> _Short task_
Every line below that contains "matplotlib" is to be copied.

> _Provided material_
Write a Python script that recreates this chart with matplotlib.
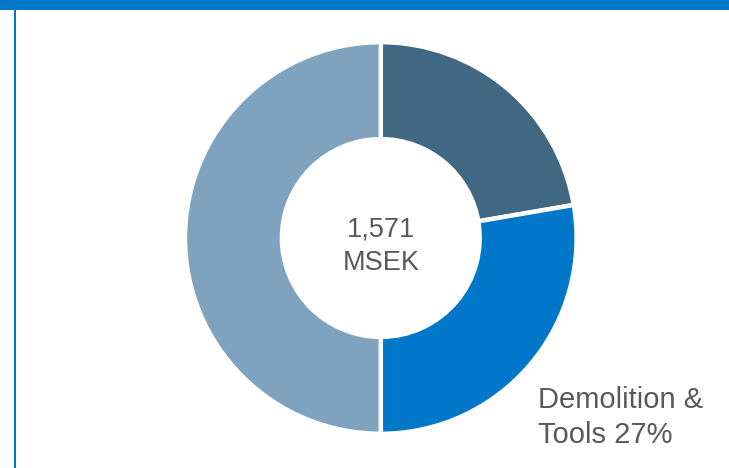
import matplotlib
matplotlib.use("Agg")
import matplotlib.pyplot as plt
from matplotlib.patches import Rectangle

segments = ["Other A", "Demolition & Tools", "Other B"]
shares = [22.3, 27.7, 50.0]
colors = ["#416882", "#0077C8", "#7FA3BF"]
center_text = "1,571\nMSEK"
label_text = "Demolition &\nTools 27%"

W, H = 729, 468
fig = plt.figure(figsize=(W / 100, H / 100), dpi=100)
fig.patch.set_facecolor("white")

# header bar and left border
fig.patches.append(Rectangle((0, 1 - 10 / H), 1, 10 / H, transform=fig.transFigure,
                             facecolor="#0077C8", edgecolor="none"))
fig.patches.append(Rectangle((13.5 / W, 0), 2 / W, 1, transform=fig.transFigure,
                             facecolor="#0077C8", edgecolor="none"))

cx, cy, R = 380.8, 238, 195.8
box = 200
ax = fig.add_axes([(cx - box) / W, (H - cy - box) / H, 2 * box / W, 2 * box / H])
ax.pie(shares, colors=colors, startangle=90, counterclock=False, radius=R / box,
       wedgeprops=dict(width=0.495 * R / box, edgecolor="white", linewidth=3.2))
ax.set_xlim(-1, 1)
ax.set_ylim(-1, 1)
ax.set_aspect("equal")
ax.axis("off")

font = "Liberation Sans"
tc = "#595959"
for line, base in zip(center_text.split("\n"), [237, 270]):
    fig.text(cx / W, 1 - base / H, line, ha="center", va="baseline", fontsize=19.5,
             color=tc, family=font)
for line, base in zip(label_text.split("\n"), [408, 443]):
    fig.text(537.5 / W, 1 - base / H, line, ha="left", va="baseline", fontsize=21,
             color=tc, family=font)

fig.savefig("out.png", dpi=100)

> _Task output_
Write a Python script that recreates this chart with matplotlib.
import matplotlib
matplotlib.use("Agg")
import matplotlib.pyplot as plt
from matplotlib.patches import Rectangle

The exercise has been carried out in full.